Late last year with the budget in disarray, it was decided to loot any accounts that had not been accessed for three years. This allows it to gain immediate access to any funds in such accounts four years earlier in bulk up to the seven-year mark including those that would have been accessed during that time.
This has been a disaster for 75-year-old pensioner, Adrian Duffy who with his wife saved up $22,616 in an account dedicated to future medical needs and left it there untouched until it was needed. Mr. Duffy had a heart bypass operation and after coming out of hospital, found that the government had stolen his money:
The Australian Bankers' Association has accused the Government of putting its "own financial circumstances" ahead of customers' needs, leaving them facing "months of delays trying to reclaim their own money".
ASIC says the money can be claimed "at any time by the rightful owner", but banks have pointed out the process can take as long as six weeks.
Toowong resident Adrian Duffy is now looking at a lengthy battle to have his savings restored. The 75-year-old spent 21 days in hospital following quintuple heart bypass surgery and a second operation in April. When he and his wife, 57-year-old Mary-Jane, went to check their Suncorp account, they discovered their balance had plummeted from $22,616 to zero. A note on the May 1 entry read: "Closing WDL Govt unclaimed monies."

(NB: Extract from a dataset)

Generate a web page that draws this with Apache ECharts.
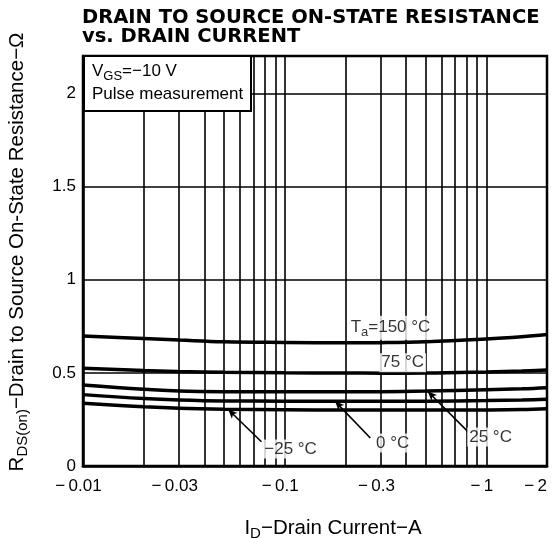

The couple had saved for 14 years in preparation for major health-related costs.Suncorp claims a letter was sent at the end of March notifying the account - held in Mrs. Duffy's name - had been inactive for more than three years and would be closed if no action was taken. It says attempts were made to call the couple on April 16, followed by an "account closed" letter on April 30.
Mr and Mrs. Duffy are adamant they received no warnings of the closure of the account. "I called it stealing," Mr Duffy said.
"My understanding of the definition of stealing is to take something without somebody's knowledge and not tell them. As far as I'm concerned, that's exactly what happened - (the Government) took it without telling us."
The couple are working to recover the money, but say they were lucky to have other savings. "If we didn't have the money elsewhere, we would now have to be paying for cardiologists, visits to surgeons, ECGs, x-rays, whatever is involved in the follow up," he said.
"We would have to find money to pay them, because those people aren't going to say to you, 'we'll wait six weeks'.
Ironically, the Treasury claims these ‘reforms’ were designed to "help reunite Australians with their lost money sooner, and protect them from being eroded by fees, charges and inflation." The spin team must have really pulled out all the stops to come up with that one.
The good news for the Duffy’s is that Suncorp has restored the account as a ‘one off’ action due to their circumstances and they’re being good customers over the years. They will work with the Duffy’s to reclaim the original amount.
There was a time not so long ago, when you could leave your change on the bar while you went for a piss and could expect it to be there when you returned. Those days are long gone, even in provincial towns.
In those days though, the law was there to protect your belongings from theft. These days the law is there to do the stealing.
The moral of the story is “Keep your hand on your wallet if the government is around.”